Senate Confirms Union Attorney to US Appeals Court in Virginia

March 19, 2024, 10:40 PM UTC

The Senate confirmed Nicole Berner as a federal appellate judge, elevating a union attorney who has spent her career championing liberal causes.

Berner was confirmed 50-47 on Tuesday to the US Court of Appeals for the Fourth Circuit, which covers North and South Carolina, Maryland, Virginia, and West Virginia. She will be the first openly LGBTQ judge on the Fourth Circuit.

Berner spent the past seven years as general counsel for the Service Employees International Union, a 2 million-member labor group that represents a variety of service and health care workers.

Her November 2023 nomination by President Joe Biden was praised by progressives and union leaders, who have complained the federal bench has too few judges with prior experience representing workers.

“Ms. Berner is extraordinarily well-qualified and will bring perspectives that are under-represented to the federal bench,” leaders of the SEIU and four other large unions said in a statement at the time of her nomination.

She co-wrote briefs to the US Supreme Court that took direct aim at former President Donald Trump’s Muslim travel ban and his administration’s decision to end the Deferred Action for Childhood Arrivals program.

She also participated in an SEIU brief in 2020 in support of the Affordable Care Act, saying that a reversal would pose a “real-world threat that they pose to millions of Americans’ health, economic security, and lives.”

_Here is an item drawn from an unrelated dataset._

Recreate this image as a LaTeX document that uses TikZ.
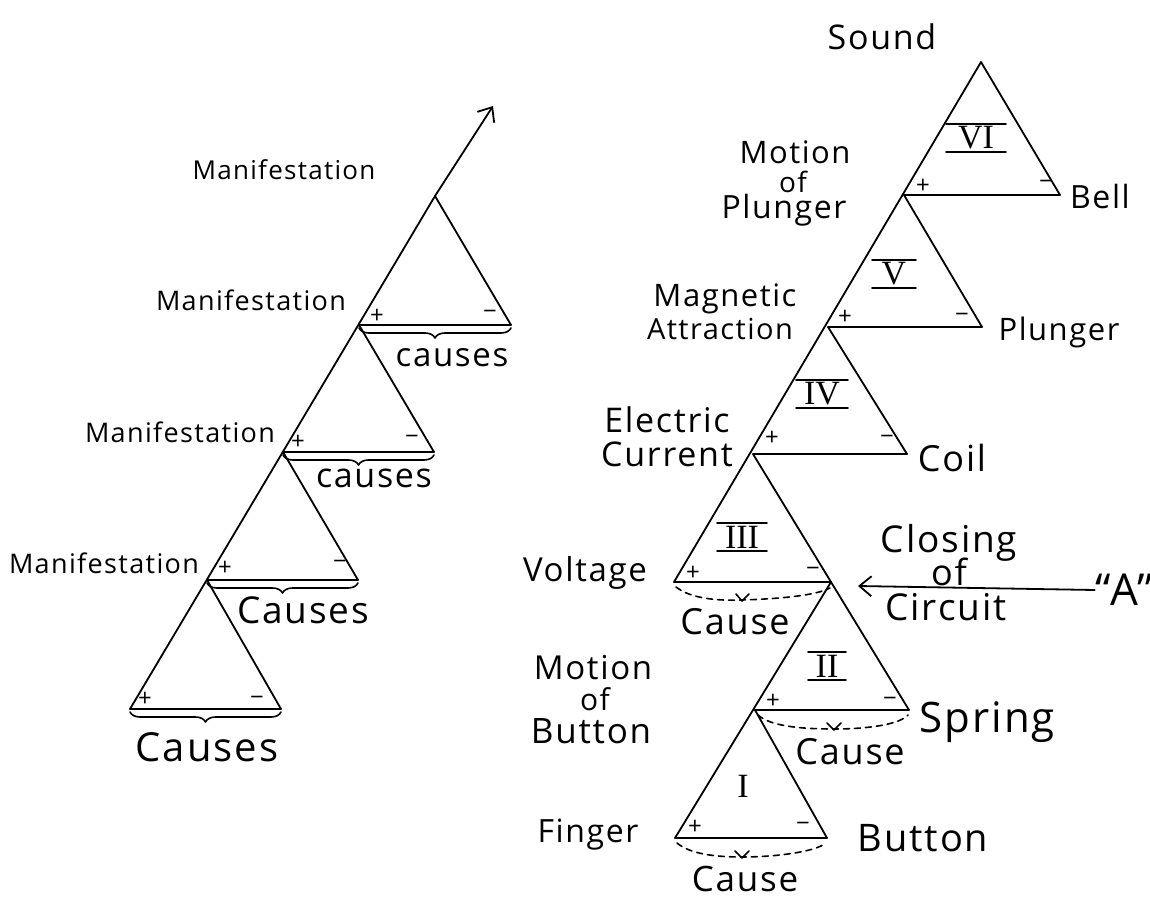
\documentclass[tikz,border=0pt]{standalone}
\usepackage{fontspec}
\setmainfont{Open Sans}[LetterSpace=5]
\newfontfamily\numfont{Liberation Serif}
\usetikzlibrary{decorations.pathreplacing,arrows.meta}
\begin{document}
\begin{tikzpicture}[x=0.5pt,y=-0.5pt,line width=0.9pt,line cap=round,line join=round,
  txt/.style={inner sep=0pt, font=\fontsize{#1}{#1}\selectfont},
  sgn/.style={inner sep=0pt, font=\fontsize{12}{12}\selectfont},
  cbrace/.style={decorate, decoration={brace, mirror, amplitude=5pt, raise=1.5pt}, line width=0.8pt},
  dcurve/.style={dash pattern=on 3pt off 2.5pt, line width=0.8pt},
  numb/.style={inner xsep=0pt, inner ysep=1pt, font=\numfont\fontsize{17}{17}\selectfont, minimum width=#1},
  bar/.style={line width=0.9pt},
  tip/.style={-{Straight Barb[length=6pt,width=10pt]}}
]
\useasboundingbox (0,0) rectangle (1150,898);
\fill[white] (0,0) rectangle (1150,898);

% ---------------- left chain ----------------
\coordinate (LA4) at (435,196);
\coordinate (LA3) at (359,325);
\coordinate (LA2) at (283,452);
\coordinate (LA1) at (207,580);
\coordinate (LB0) at (130,709);
\coordinate (LR4) at (511,325);
\coordinate (LR3) at (434,452);
\coordinate (LR2) at (358,580);
\coordinate (LR1) at (281,709);
\coordinate (LTip) at (493,106);

\draw (LB0) -- (LA4);
\draw[tip] (LA4) -- (LTip);
\draw (LA4) -- (LR4) -- (LA3);
\draw (LA3) -- (LR3) -- (LA2);
\draw (LA2) -- (LR2) -- (LA1);
\draw (LA1) -- (LR1) -- (LB0);

\draw[cbrace] (LA3) -- (LR4);
\draw[cbrace] (LA2) -- (LR3);
\draw[cbrace] (LA1) -- (LR2);
\draw[cbrace] (LB0) -- (LR1);

\node[txt=13] (m0) at (284,170) {Manifestation};
\node[txt=13.5] (m1) at (251,300) {Manifestation};
\node[txt=13.5] (m2) at (180,432) {Manifestation};
\node[txt=13.5] (m3) at (104,563) {Manifestation};

\node[txt=16.5] (c4) at (452,358) {causes};
\node[txt=17] (c3) at (374,478) {causes};
\node[txt=18.5] (c2) at (303,610) {Causes};
\node[txt=20] (c1) at (207,747) {Causes};

\node[sgn] (lp4) at (377,316) {+};
\node[sgn] (lm4) at (490,315) {−};
\node[sgn] (lp3) at (298,442) {+};
\node[sgn] (lm3) at (412,440) {−};
\node[sgn] (lp2) at (225,568) {+};
\node[sgn] (lm2) at (340,565) {−};
\node[sgn] (lp1) at (145,699) {+};
\node[sgn] (lm1) at (257,701) {−};

% ---------------- right chain ----------------
\coordinate (RA6) at (981,62);
\coordinate (RA5) at (904,195);
\coordinate (RA4) at (828,327);
\coordinate (RA3) at (753,454);
\coordinate (RB3) at (674,582);
\coordinate (RR6) at (1060,195);
\coordinate (RR5) at (982,327);
\coordinate (RR4) at (907,454);
\coordinate (RR3) at (831,582);
\coordinate (RA1) at (755,710);
\coordinate (RR2) at (909,710);
\coordinate (RB1) at (675,838);
\coordinate (RR1) at (827,838);
\coordinate (CTip) at (858,586);

\draw (RB3) -- (RA6);
\draw (RA6) -- (RR6) -- (RA5);
\draw (RA5) -- (RR5) -- (RA4);
\draw (RA4) -- (RR4) -- (RA3);
\draw (RA3) -- (RR2) -- (RA1);
\draw (RB3) -- (RR3);
\draw (RR3) -- (RB1) -- (RR1) -- (RA1);

% dashed "cause" curves
\draw[dcurve] (676,587) .. controls (690,598) and (715,601) .. (742,600) .. controls (775,599) and (815,596) .. (830,588);
\draw[line width=0.8pt] (736,594) -- (742,601) -- (749,594);
\draw[dcurve] (758,715) .. controls (770,726) and (800,729) .. (834,729) .. controls (870,729) and (900,724) .. (908,715);
\draw[line width=0.8pt] (827,723) -- (834,730) -- (841,723);
\draw[dcurve] (677,843) .. controls (690,854) and (715,857) .. (742,857) .. controls (775,857) and (815,852) .. (826,843);
\draw[line width=0.8pt] (735,851) -- (742,858) -- (749,851);

% roman numerals
\node[numb=29pt] (n6) at (976,138) {VI};
\node[numb=21pt] (n5) at (894,274) {V};
\node[numb=25pt] (n4) at (822,394) {IV};
\node[numb=24pt] (n3) at (742,537) {III};
\node[numb=18pt] (n2) at (827,666) {II};
\node[numb=10pt] (n1) at (743,786) {I};
\foreach \n in {n6,n5,n4,n3,n2}{
  \draw[bar] (\n.north west) -- (\n.north east);
  \draw[bar] (\n.south west) -- (\n.south east);
}

% signs
\node[sgn] (rp6) at (923,186) {+};
\node[sgn] (rm6) at (1046,185) {−};
\node[sgn] (rp5) at (845,317) {+};
\node[sgn] (rm5) at (962,318) {−};
\node[sgn] (rp4) at (772,438) {+};
\node[sgn] (rm4) at (887,440) {−};
\node[sgn] (rp3) at (693,573) {+};
\node[sgn] (rm3) at (813,572) {−};
\node[sgn] (rp2) at (773,701) {+};
\node[sgn] (rm2) at (890,702) {−};
\node[sgn] (rp1) at (695,827) {+};
\node[sgn] (rm1) at (803,827) {−};

% labels
\node[txt=17] (snd) at (882,37) {Sound};
\node[txt=16] (bell) at (1100,197) {Bell};
\node[txt=15.5] (mp1) at (795,152) {Motion};
\node[txt=14] (mp2) at (793,182) {of};
\node[txt=16] (mp3) at (784,210) {Plunger};
\node[txt=15.5] (ma1) at (725,299) {Magnetic};
\node[txt=14.5] (ma2) at (720,329) {Attraction};
\node[txt=15.5] (plg) at (1059,332) {Plunger};
\node[txt=17] (ec1) at (667,420) {Electric};
\node[txt=17] (ec2) at (667,454) {Current};
\node[txt=18] (coil) at (952,458) {Coil};
\node[txt=16.5] (volt) at (585,573) {Voltage};
\node[txt=18.5] (cl1) at (949,543) {Closing};
\node[txt=18] (cl2) at (949,572) {of};
\node[txt=18.5] (cl3) at (946,607) {Circuit};
\node[txt=22] (Aq) at (1124,590) {“A”};
\draw[tip] (Aq.west) -- (CTip);
\node[txt=16.5] (mb1) at (593,668) {Motion};
\node[txt=15] (mb2) at (595,699) {of};
\node[txt=17.5] (mb3) at (591,731) {Button};
\node[txt=21] (spr) at (987,722) {Spring};
\node[txt=16] (fng) at (588,835) {Finger};
\node[txt=19] (btn) at (923,838) {Button};
\node[txt=18] (ca3) at (735,622) {Cause};
\node[txt=18] (ca2) at (850,752) {Cause};
\node[txt=17.5] (ca1) at (745,879) {Cause};
\end{tikzpicture}
\end{document}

Berner has been involved in high-stakes cases involving same-sex couples—including her own. She took part in a brief opposing a conservative baker in Colorado who refused to make same-sex wedding cakes, only to have the high court rule the other way in 2018.

That came nearly two decades after Berner and her then-wife were plaintiffs in a landmark Israeli supreme court case that guaranteed same-sex parentage rights.

“We’re what’s known as white-picket-fence lesbians, or whatever the Israeli equivalent would be,” Berner, an Israeli citizen, told the New York Times in 2000. “We’re like perfect poster children for alternative families.”

Berner, who was born in the UK in 1965, attended the University of California, Berkeley for college and law school. She worked as an associate at Jenner & Block and as a staff attorney for the Planned Parent Federation of America before joining the SEIU as an associate general counsel in 2006.

Berner was steeped in the Fight for $15 campaign, an SEIU-backed campaign that sought to organize fast-food workers and raise local minimum wages. She also worked to extend the union’s reach to childcare and home care workers, who historically have not been unionized.

Her nomination attracted criticism from Senate Republicans. She faced questions at her confirmation hearing on past comments she had made about Right-to-Work laws and the confirmation of US Supreme Court Justice Brett Kavanaugh. They also questioned her handling of sexual assault allegations as SEIU general counsel.

Union supporters praised Biden’s pick, noting that few labor attorneys had received judicial nods. The unusual nature of federal labor law—governed by the quasi-judicial National Labor Relations Board—can make it difficult for judges to try cases without previous experience, they say.